More than a safety net
Let’s transform social security, writes Sam Royston
There is always a temptation to think that benefits only exist to provide a safety net against poverty. Whilst it should pull us apart with shame that there is still poverty in Britain, I find this a depressingly unambitious way of thinking about social security – like thinking about the health service as if it was just A&E.
In my book Broken Benefits I talk about another goal which is equally important – to correct inequalities which cannot be addressed through the labour market.
A single mum with a disabled child, isn’t going to be paid any more by their employer on account of their circumstances. Nor should they be. The world of work would be incredibly complicated if pay had to be adjusted to people’s individual circumstances. This is not a problem which can be resolved through increasing pay.
But the magic of social security is that it can step up to the challenge of equalising incomes between households with different compositions. Tax credits and child benefit can pay extra to take account of the additional costs of the child, disability living allowance to recognise the additional costs of the child’s disability.

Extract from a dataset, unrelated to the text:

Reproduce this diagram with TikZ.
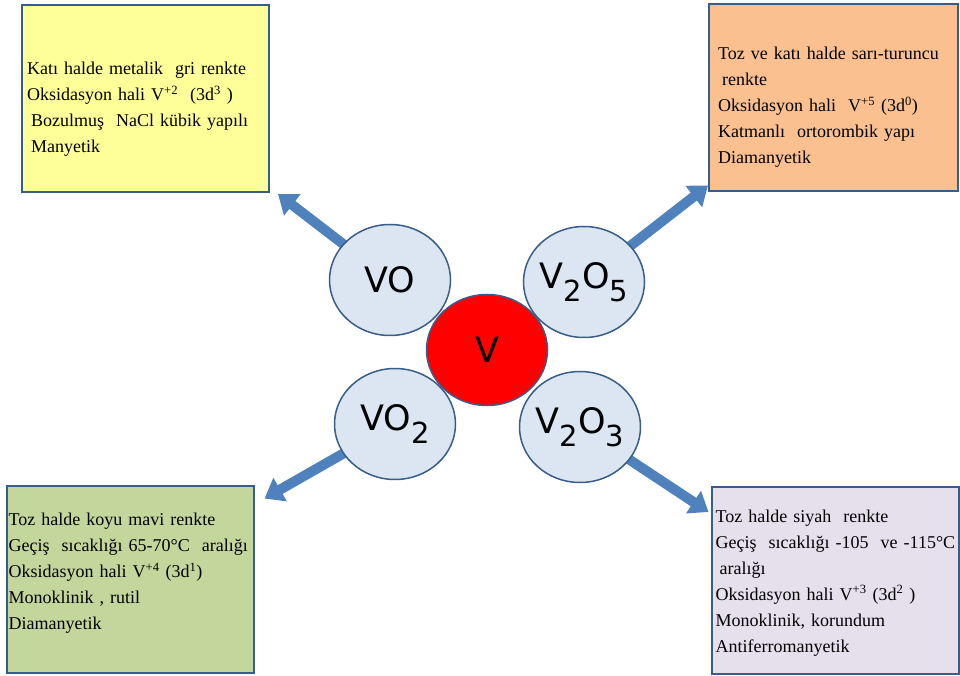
\documentclass[tikz,border=0pt]{standalone}
\usepackage{fontspec}
\usepackage{tikz}
\usetikzlibrary{arrows.meta}
\usetikzlibrary{positioning}
\usetikzlibrary{shapes.geometric}
\usetikzlibrary{backgrounds}
\newfontfamily\boxfont{Liberation Serif}[WordSpace=0.85]
\newfontfamily\oxfont{DejaVu Sans}
\definecolor{edgeblue}{RGB}{56,93,138}
\definecolor{arrowblue}{RGB}{79,129,189}
\definecolor{oxidefill}{RGB}{220,230,242}
\definecolor{yellowfill}{RGB}{255,255,153}
\definecolor{orangefill}{RGB}{250,192,144}
\definecolor{greenfill}{RGB}{195,214,155}
\definecolor{purplefill}{RGB}{230,224,236}
\newcommand{\oxsub}[1]{\raisebox{-13pt}{\fontsize{29}{29}\selectfont #1}}
\newcommand{\oxname}[1]{\makebox[0pt]{#1}}
\tikzstyle{every node}+=[inner sep=0pt]
\tikzstyle{infobox} = [rectangle, draw=edgeblue, line width=2pt, minimum width=247pt, minimum height=187pt]
\tikzstyle{boxtext} = [anchor=base west, text width=262pt, align=left, font=\boxfont\fontsize{18}{26}\selectfont]
\tikzstyle{oxide} = [ellipse, draw=edgeblue, line width=1.5pt, fill=oxidefill, minimum width=121pt, minimum height=111pt, font=\oxfont\fontsize{35}{35}\selectfont]
\tikzstyle{metal} = [oxide, fill=red]
\tikzstyle{line} = [draw=arrowblue, line width=10pt, shorten <=-6pt, -{Triangle[length=18pt,width=26pt]}]

\begin{document}
\begin{tikzpicture}[x=1pt, y=1pt]
  \useasboundingbox (0,0) rectangle (960,675);
  % Place nodes
  \coordinate (c) at (487,325);
  \node [oxide] (vo) at ([shift={(-97pt,70pt)}]c) {\oxname{VO}};
  \node [oxide] (v2o5) at ([shift={(97pt,68pt)}]c) {\oxname{V\oxsub{2}O\oxsub{5}}};
  \node [oxide] (vo2) at ([shift={(-92pt,-74pt)}]c) {\oxname{VO\oxsub{2}}};
  \node [oxide] (v2o3) at ([shift={(93pt,-77pt)}]c) {\oxname{V\oxsub{2}O\oxsub{3}}};
  \node [metal] (v) at (c) {\oxname{V}};
  \node [infobox, fill=yellowfill] (yellow) at ([shift={(-244.5pt,181.5pt)}]vo) {};
  \node [infobox, fill=orangefill, minimum width=249pt] (orange) at ([shift={(249.5pt,184pt)}]v2o5) {};
  \node [infobox, fill=greenfill] (green) at ([shift={(-265pt,-155pt)}]vo2) {};
  \node [infobox, fill=purplefill] (purple) at ([shift={(255pt,-153.5pt)}]v2o3) {};
  % Box texts
  \node [boxtext] (yellowtext) at ([shift={(6pt,-71pt)}]yellow.north west)
    {Katı halde metalik~ gri renkte\\
     Oksidasyon hali V\textsuperscript{+2}~ (3d\textsuperscript{3} )\\
     \hspace*{4pt}Bozulmuş~ NaCl kübik yapılı\\
     \hspace*{4pt}Manyetik};
  \node [boxtext] (orangetext) at ([shift={(10pt,-56pt)}]orange.north west)
    {Toz ve katı halde sarı-turuncu\\
     \hspace*{4pt}renkte\\
     Oksidasyon hali~ V\textsuperscript{+5} (3d\textsuperscript{0})\\
     Katmanlı~ ortorombik yapı\\
     Diamanyetik};
  \node [boxtext] (greentext) at ([shift={(3pt,-41pt)}]green.north west)
    {Toz halde koyu mavi renkte\\
     Geçiş~ sıcaklığı 65-70°C~ aralığı\\
     Oksidasyon hali V\textsuperscript{+4} (3d\textsuperscript{1})\\
     Monoklinik , rutil\\
     Diamanyetik};
  \node [boxtext] (purpletext) at ([shift={(5pt,-36pt)}]purple.north west)
    {Toz halde siyah~ renkte\\
     Geçiş~ sıcaklığı -105~ ve -115°C\\
     \hspace*{4pt}aralığı\\
     Oksidasyon hali V\textsuperscript{+3} (3d\textsuperscript{2} )\\
     Monoklinik, korundum\\
     Antiferromanyetik};
  % Arrow ends
  \coordinate (votip) at ([shift={(8pt,-1pt)}]yellow.south east);
  \coordinate (v2o5tip) at ([shift={(0pt,7pt)}]orange.south west);
  \coordinate (vo2tip) at ([shift={(10pt,-14pt)}]green.north east);
  \coordinate (v2o3tip) at ([shift={(-2pt,-26pt)}]purple.north west);
  % Draw edges
  \begin{scope}[on background layer]
    \path [line] (vo) -- (votip);
    \path [line] (v2o5) -- (v2o5tip);
    \path [line] (vo2) -- (vo2tip);
    \path [line] (v2o3) -- (v2o3tip);
  \end{scope}
\end{tikzpicture}
\end{document}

This isn’t about whether or not the family are living in poverty – this is about basic fairness – about social equality. She could be earning £8,000 or £30,000, but she would still face additional costs over a co-worker without children.
This misconception of the role of the benefits system can lead to misunderstandings about how best to fix it. For example, some think that the key question is how to increase pay to the point where we no longer need benefit top ups (at least for working claimants). A much better question to ask is how the benefit system can be effectively integrated with the labour market, in order to provide financial support alongside and as a supplement to earnings for those with higher levels of need.
Instead – and increasingly over recent years – the benefits system has been made less flexible, less able to respond to differences in need.
For example, one group which clearly have a higher level of need which cannot be met through employment is disabled workers. Often, people with disabilities face higher costs of working, and the disabled worker element of working tax credit played a key role in addressing this.
However, for disabled workers on universal credit, this support has been reduced or removed. It was intended to be replaced through the payment of a limited capability for work element paid in work, and through an enhanced work allowance for disabled people – but the first was scrapped when the government got rid of the ESA work related activity component, and the second is not paid to disabled parents.
Another area where different people clearly face different levels of need is retirement. Different groups can face very different life expectancies, and so some flexibility in the age of retirement is also needed as a result. Until 2010 some of this flexibility was built into the benefits system since those on a lower income (both men and women) could receive pension credit – which provides a retirement level of income – from the age of 60.
Since 2010 the pension credit entitlement age has been rising in line with the pension age for women – so that by the end of the decade it will have reached 66. As a result the number of over 60s on out of work sickness or unemployment benefits has soared – to 350,000. It is simply not right that those on the lowest incomes are seeing their retirement age rise the fastest.
This situation is made worse by the treatment of mixed age couples under universal credit. Under the new system, if one partner is over state pension age and the other is under, they are both effectively treated as being of working age – and given no more than a working age benefit entitlement as a result.
A typical couple with one partner over pension age and the other under face losing around £10,000 per year extra by 2020 compared to 2010, principally because of this measure.
We cannot eliminate poverty in Britain without an effective social security system, but it can do so much more. It is often said that a system for the poor tends to be a poor system. This is exactly the direction in which recent policy – and the rhetoric of moving to a low tax, low welfare economy – has been driving our social security system.
So let’s transform social security to build a system which doesn’t see benefits as simply a necessary evil to top up low pay, but instead to create something which works in harmony with the labour market to make family resources relate more closely to their individual household needs, rather than just to a worker’s value in the labour market.